--- begin Data excerpt ---
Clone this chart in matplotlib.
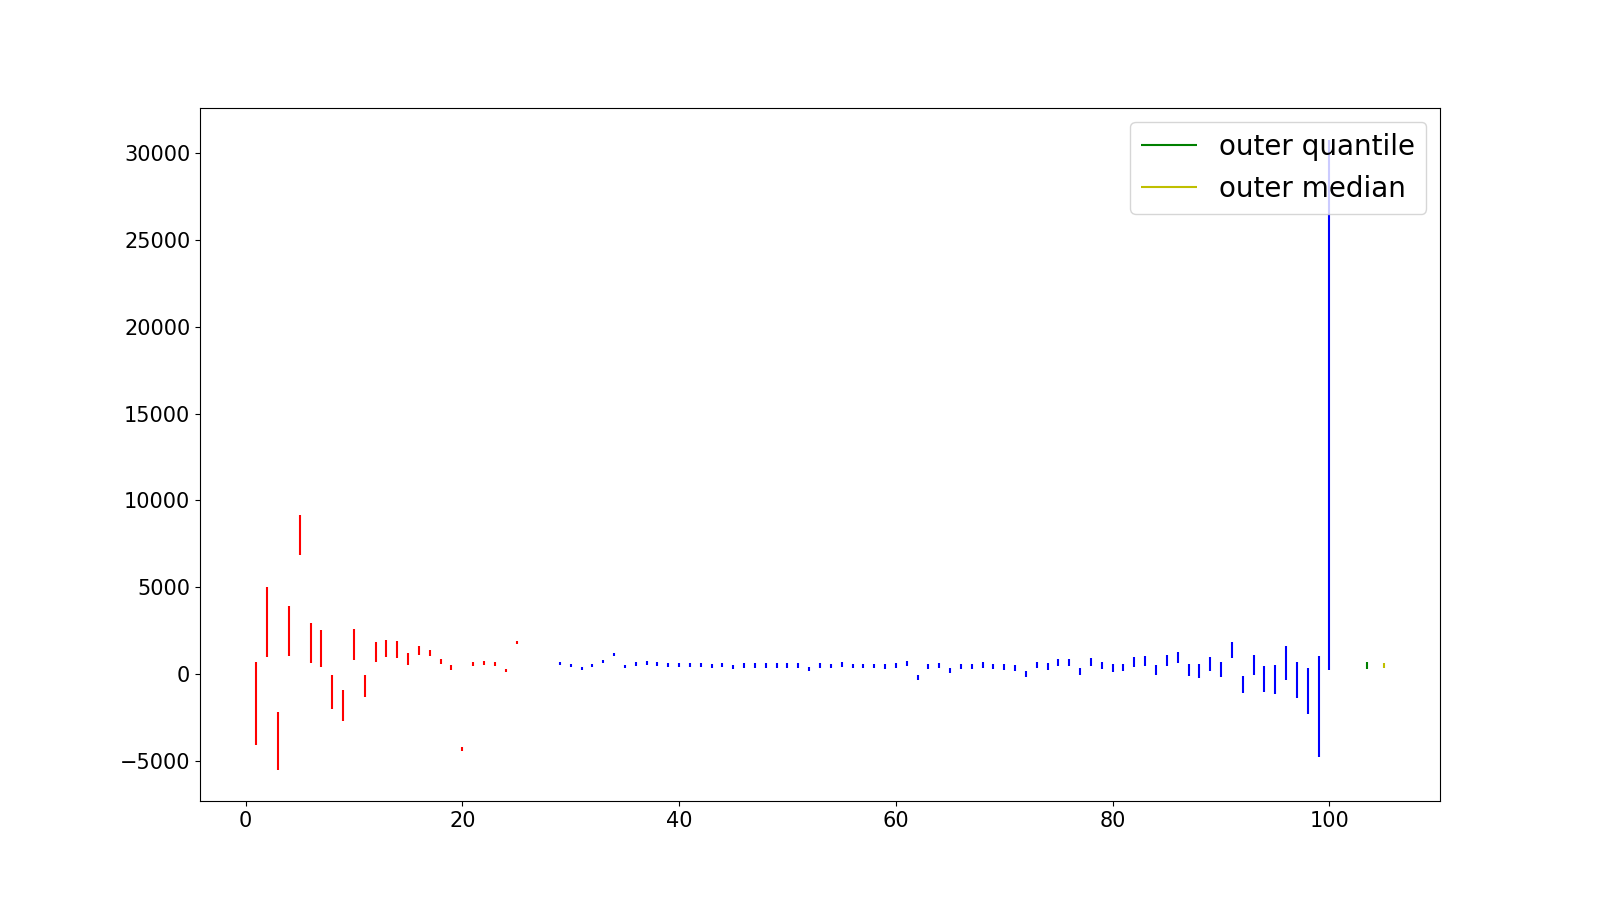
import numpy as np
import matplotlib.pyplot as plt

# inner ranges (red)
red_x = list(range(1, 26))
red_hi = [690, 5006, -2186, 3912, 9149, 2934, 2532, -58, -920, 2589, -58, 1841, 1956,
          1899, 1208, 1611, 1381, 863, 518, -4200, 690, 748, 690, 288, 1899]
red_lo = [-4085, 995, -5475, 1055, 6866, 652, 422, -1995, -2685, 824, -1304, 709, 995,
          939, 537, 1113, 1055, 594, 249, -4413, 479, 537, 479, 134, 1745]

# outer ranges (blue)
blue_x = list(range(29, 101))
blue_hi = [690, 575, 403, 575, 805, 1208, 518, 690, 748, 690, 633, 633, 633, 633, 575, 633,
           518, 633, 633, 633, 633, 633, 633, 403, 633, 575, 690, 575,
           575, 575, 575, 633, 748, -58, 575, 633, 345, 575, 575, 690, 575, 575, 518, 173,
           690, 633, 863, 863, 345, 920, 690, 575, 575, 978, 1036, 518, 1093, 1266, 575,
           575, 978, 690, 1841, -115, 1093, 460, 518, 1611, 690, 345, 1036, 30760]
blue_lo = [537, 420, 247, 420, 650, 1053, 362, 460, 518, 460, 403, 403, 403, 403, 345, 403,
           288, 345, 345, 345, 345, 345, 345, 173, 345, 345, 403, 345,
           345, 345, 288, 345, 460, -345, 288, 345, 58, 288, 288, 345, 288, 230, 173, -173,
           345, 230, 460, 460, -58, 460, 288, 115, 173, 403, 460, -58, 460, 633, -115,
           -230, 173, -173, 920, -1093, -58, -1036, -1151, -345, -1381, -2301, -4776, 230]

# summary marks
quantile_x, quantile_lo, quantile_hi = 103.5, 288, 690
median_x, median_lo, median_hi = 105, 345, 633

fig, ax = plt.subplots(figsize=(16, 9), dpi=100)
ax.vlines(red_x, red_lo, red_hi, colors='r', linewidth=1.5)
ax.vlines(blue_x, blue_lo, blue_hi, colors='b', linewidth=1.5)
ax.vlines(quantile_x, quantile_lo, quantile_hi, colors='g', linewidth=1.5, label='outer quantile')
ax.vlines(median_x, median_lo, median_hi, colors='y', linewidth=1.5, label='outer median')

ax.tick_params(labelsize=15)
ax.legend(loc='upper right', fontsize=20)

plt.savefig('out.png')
--- end Data excerpt ---
What the exercise asks:
What is the number of lines in the data holding the word "matplotlib"? Reply with that number only.

Solution to this exercise:
2